At Alabama, Deck’s work is different. She is not involved with the school’s CBER. Her position is “much more student focused.” She serves the business school and the university, working “to bring the needs of the community in direct contact with the resources that the business school offers.” In turn, the school’s students are connected with research and experiential learning opportunities.

Tuscaloosa is different from Northwest Arkansas, Deck said. While a Mercedes-Benz plant located in nearby Vance, Ala., provides jobs, “it’s not a headquarters town.” Closely watching the economics of Northwest Arkansas for so long, Deck knows well the positive multiplier effect Fortune 500 company headquarters can have.

“Northwest Arkansas is a special place, and I think I always knew that,” she said. “It has a unique mix of assets that are setting it up for further success.”

Deck misses the type of biking experiences afforded by Northwest Arkansas’ Razorback Regional Greenway and other trails, and she misses Crystal Bridges Museum of American Art.

Community leaders in Tuscaloosa are working to make the town more attractive to top talent and are taking trips to communities across the country to look at communities that they admire, Deck said. One key factor is cultural amenities, a realm in which Northwest Arkansas has grown in recent years.
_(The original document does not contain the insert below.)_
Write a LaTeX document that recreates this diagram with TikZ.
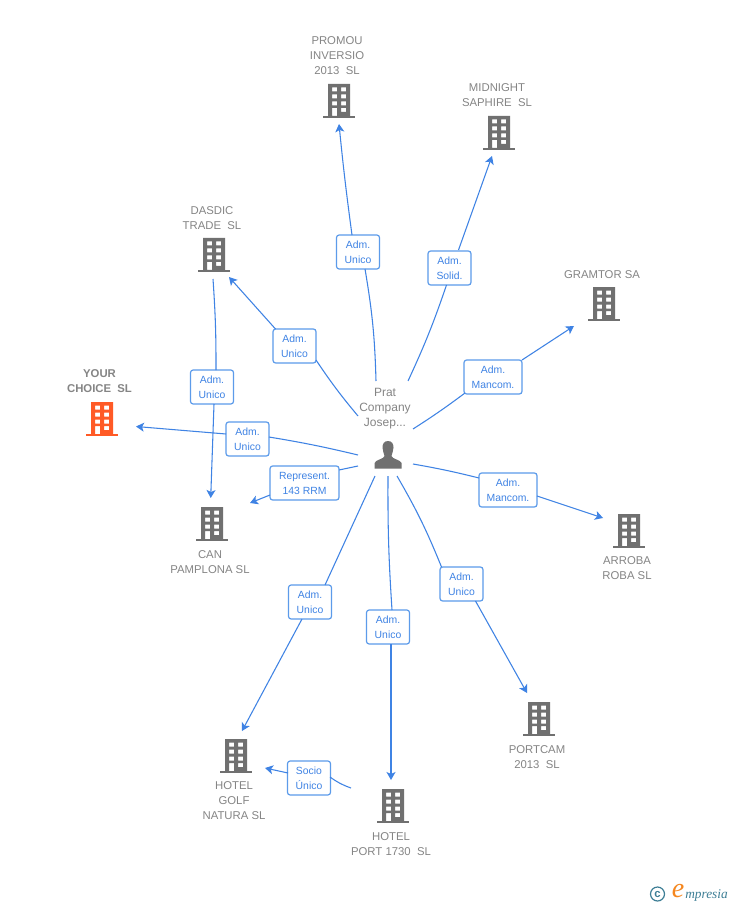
\documentclass[tikz,border=0pt]{standalone}
\usepackage{fontspec}
\setmainfont{Liberation Sans}
\newfontfamily\logofont{Liberation Serif}
\usetikzlibrary{arrows.meta}
\definecolor{linkblue}{HTML}{3F83E4}
\definecolor{boxblue}{HTML}{5C9BEA}
\definecolor{txtblue}{HTML}{3F83E4}
\definecolor{iconGray}{HTML}{707070}
\definecolor{nameGray}{HTML}{858585}
\definecolor{hotOrange}{HTML}{FF5A26}
\definecolor{logoTeal}{HTML}{3E7F96}
\definecolor{logoOrange}{HTML}{F5871F}
\newcommand{\bldg}[4]{% name, x, y, colour
  \node[minimum width=24pt,minimum height=25.5pt,inner sep=0pt] (#1) at (#2,#3) {};
  \begin{scope}[shift={(#2,#3)}]
    \fill[#4,even odd rule] (-11,-17) rectangle (11,15)
      (-7,-13.5) rectangle (-2,-9.5) (2,-13.5) rectangle (7,-9.5)
      (-7,-6.5) rectangle (-2,-2.5) (2,-6.5) rectangle (7,-2.5)
      (-7,0.5) rectangle (-2,4.5) (2,0.5) rectangle (7,4.5)
      (-7,7) rectangle (-2,15) (2,7) rectangle (7,11);
    \fill[#4] (-16,14.8) rectangle (16,17);
  \end{scope}}
\tikzset{
  x=0.75pt,y=-0.75pt,
  lab/.style={draw=boxblue,line width=0.9pt,rounded corners=2pt,fill=white,text=txtblue,
    font=\fontsize{7.8}{11.25}\selectfont,align=center,inner sep=0pt,minimum height=25.5pt},
  w44/.style={minimum width=32.25pt},
  w58/.style={minimum width=43.5pt},
  w69/.style={minimum width=51.75pt},
  bname/.style={text=nameGray,font=\fontsize{8.5}{11.25}\selectfont,align=center,inner sep=0pt},
  conn/.style={draw=linkblue,line width=0.8pt},
  arr/.style={conn,-{Stealth[length=6pt,width=6.75pt,inset=1.5pt]}},
}
\begin{document}
\begin{tikzpicture}
\useasboundingbox (0,0) rectangle (728,905);
\fill[white] (0,0) rectangle (728,905);

% buildings
\bldg{promou}{339}{101}{iconGray}
\bldg{midnight}{499}{133}{iconGray}
\bldg{gramtor}{604}{304}{iconGray}
\bldg{dasdic}{214}{255}{iconGray}
\bldg{yourchoice}{102}{419}{hotOrange}
\bldg{can}{212}{524}{iconGray}
\bldg{arroba}{629}{531}{iconGray}
\bldg{portcam}{539}{719}{iconGray}
\bldg{golf}{236}{756}{iconGray}
\bldg{port}{393}{806}{iconGray}

% building names
\node[bname] (tpromou) at (337,56) {PROMOU\\INVERSIO\\2013\ \ SL};
\node[bname] (tmidnight) at (497,95.5) {MIDNIGHT\\SAPHIRE\ \ SL};
\node[bname] (tgramtor) at (602,275) {GRAMTOR SA};
\node[bname] (tdasdic) at (212,218.5) {DASDIC\\TRADE\ \ SL};
\node[bname,font=\bfseries\fontsize{8.5}{11.25}\selectfont] (tyour) at (99.5,381.5) {YOUR\\CHOICE\ \ SL};
\node[bname] (tcan) at (210,562.5) {CAN\\PAMPLONA SL};
\node[bname] (tarroba) at (627,568.5) {ARROBA\\ROBA SL};
\node[bname] (tportcam) at (537,757.5) {PORTCAM\\2013\ \ SL};
\node[bname] (tgolf) at (234,801) {HOTEL\\GOLF\\NATURA SL};
\node[bname] (tport) at (391,844.5) {HOTEL\\PORT 1730\ \ SL};
\node[bname,font=\fontsize{9}{11.25}\selectfont] (tprat) at (385,408.5) {Prat\\Company\\Josep...};

% person
\node[minimum width=21pt,minimum height=21pt,inner sep=0pt] (person) at (388,455) {};
\fill[iconGray] (388,441) .. controls (384,441) and (382.5,444) .. (382.5,447.5)
  .. controls (382.5,451) and (384,453) .. (384.5,456) .. controls (384,459) and (376,459.5) .. (374.5,463)
  -- (374.5,468.5) -- (401.5,468.5) -- (401.5,463) .. controls (400,459.5) and (392,459) .. (391.5,456)
  .. controls (392,453) and (393.5,451) .. (393.5,447.5) .. controls (393.5,444) and (392,441) .. (388,441) -- cycle;

% free ends of connectors
\coordinate (s1) at (376,381); \coordinate (e1) at (339,124);
\coordinate (s2) at (408,381); \coordinate (e2) at (492,156);
\coordinate (s3) at (413,429); \coordinate (e3) at (574,326);
\coordinate (s4) at (413,464); \coordinate (e4) at (603,518);
\coordinate (s5) at (397,476); \coordinate (e5) at (527,693);
\coordinate (s6) at (388,476); \coordinate (e6) at (391,780);
\coordinate (s7) at (375,476); \coordinate (e7) at (242,731);
\coordinate (s8) at (358,466); \coordinate (e8) at (250,503);
\coordinate (s9) at (358,455); \coordinate (e9) at (136,426.5);
\coordinate (s10) at (358,416); \coordinate (e10) at (229,277);
\coordinate (s11) at (213,279); \coordinate (e11) at (210.7,498);
\coordinate (s12) at (351,788); \coordinate (e12) at (265,768);

% labels
\node[lab,w44] (l1) at (358,252) {Adm.\\Unico};
\node[lab,w44] (l2) at (449.5,268) {Adm.\\Solid.};
\node[lab,w58] (l3) at (493,377) {Adm.\\Mancom.};
\node[lab,w58] (l4) at (508,490) {Adm.\\Mancom.};
\node[lab,w44] (l5) at (461.5,584) {Adm.\\Unico};
\node[lab,w44] (l6) at (388,627) {Adm.\\Unico};
\node[lab,w44] (l7) at (310,602) {Adm.\\Unico};
\node[lab,w69] (l8) at (304.5,483) {Represent.\\143 RRM};
\node[lab,w44] (l9) at (247.5,439) {Adm.\\Unico};
\node[lab,w44] (l10) at (294.5,346) {Adm.\\Unico};
\node[lab,w44] (l11) at (212,387) {Adm.\\Unico};
\node[lab,w44] (l12) at (309,778) {Socio\\Único};

% connectors
\draw[conn] (s1) to[bend right=4] ([shift={(7,17)}]l1.center);
\draw[arr] ([shift={(-6,-17)}]l1.center) to[bend left=1] (e1);
\draw[conn] (s2) to[bend right=3] ([shift={(-3,17)}]l2.center);
\draw[arr] ([shift={(9,-18)}]l2.center) to (e2);
\draw[conn] (s3) to[bend right=2] ([shift={(-28,16)}]l3.center);
\draw[arr] ([shift={(29,-17)}]l3.center) to (e3);
\draw[conn] (s4) to[bend left=2] ([shift={(-29,-12)}]l4.center);
\draw[arr] ([shift={(29,6)}]l4.center) to (e4);
\draw[conn] (s5) to[bend left=4] ([shift={(-20,-17)}]l5.center);
\draw[arr] ([shift={(14,17)}]l5.center) to (e5);
\draw[conn] (s6) to[bend right=2] ([shift={(4,-17)}]l6.center);
\draw[arr] ([shift={(3,17)}]l6.center) to (e6);
\draw[conn] (s7) to ([shift={(15,-17)}]l7.center);
\draw[arr] ([shift={(-8,17)}]l7.center) to (e7);
\draw[conn] (s8) to ([shift={(34.5,-13)}]l8.center);
\draw[arr] ([shift={(-34.5,12)}]l8.center) to (e8);
\draw[conn] (s9) to[bend right=2] ([shift={(21.5,-2)}]l9.center);
\draw[arr] ([shift={(-21.5,-5)}]l9.center) to (e9);
\draw[conn] (s10) to[bend left=3] ([shift={(21.5,14)}]l10.center);
\draw[arr] ([shift={(-19,-17)}]l10.center) to (e10);
\draw[conn] (s11) to[bend left=2] ([shift={(4,-17)}]l11.center);
\draw[arr] ([shift={(2,17)}]l11.center) to (e11);
\draw[conn] (s12) to[bend left=8] ([shift={(21,-1)}]l12.center);
\draw[arr] ([shift={(-21,-5)}]l12.center) to (e12);

% logo
\node[circle,draw=logoTeal,line width=0.9pt,minimum size=10.5pt,inner sep=0pt,text=logoTeal,font=\bfseries\fontsize{8.5}{8}\selectfont] (copyr) at (657.5,894) {c};
\node[inner sep=0pt,text=logoOrange,font=\logofont\itshape\fontsize{21}{21}\selectfont] (logoe) at (678,891) {e};
\node[inner sep=0pt,anchor=west,text=logoTeal,font=\logofont\itshape\fontsize{10}{11}\selectfont] (logot) at (685,895) {mpresia};
\end{tikzpicture}
\end{document}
Kathy Deck, former University of Arkansas economist and now the director of community and economic research partnerships at the University of Alabama Culverhouse College of Commerce and Business Administration

“When I was in Northwest Arkansas I talked constantly about the amenity mix how it got better each year,” she said.

The challenge for Tuscaloosa, however, is funding. Without entities like the Walton Family Foundation in Bentonville, “you don’t have that obvious place to go to get some of this seed money.”

Deck and her husband, UA economics professor Cary Deck, decided to make the move to Alabama after he was offered an endowed chair, the Lee Bidgood Chair of Economics and Finance, at the university. The couple has a teenage son named Josh, who is already in step with the area theatre scene, starring in three community shows and recently competing in a state high school theatre competition.

Deck said it was a challenge to leave Northwest Arkansas because of how connected the family felt to the community.

“We’re doing that here. We get involved and do what we can,” she said.

In the past few months, Deck was taken on the role of president at the Association of University Business and Economic Researchers, an elected position that she said takes a lot of her time.

Deck, a Forty Under 40 honoree of the Business Journal in 2009, earned a bachelor’s degree in economics from the College of William & Mary in Williamsburg, Va., in 1996 and a master’s degree in economics from the University of Wisconsin–Madison in 1998. She worked as an economist for the Arizona Attorney General’s Office just before joining CBER.

Mervin Jebaraj, former assistant director at CBER, was recently named as the center’s director, effective Jan. 1. He served as interim director since April.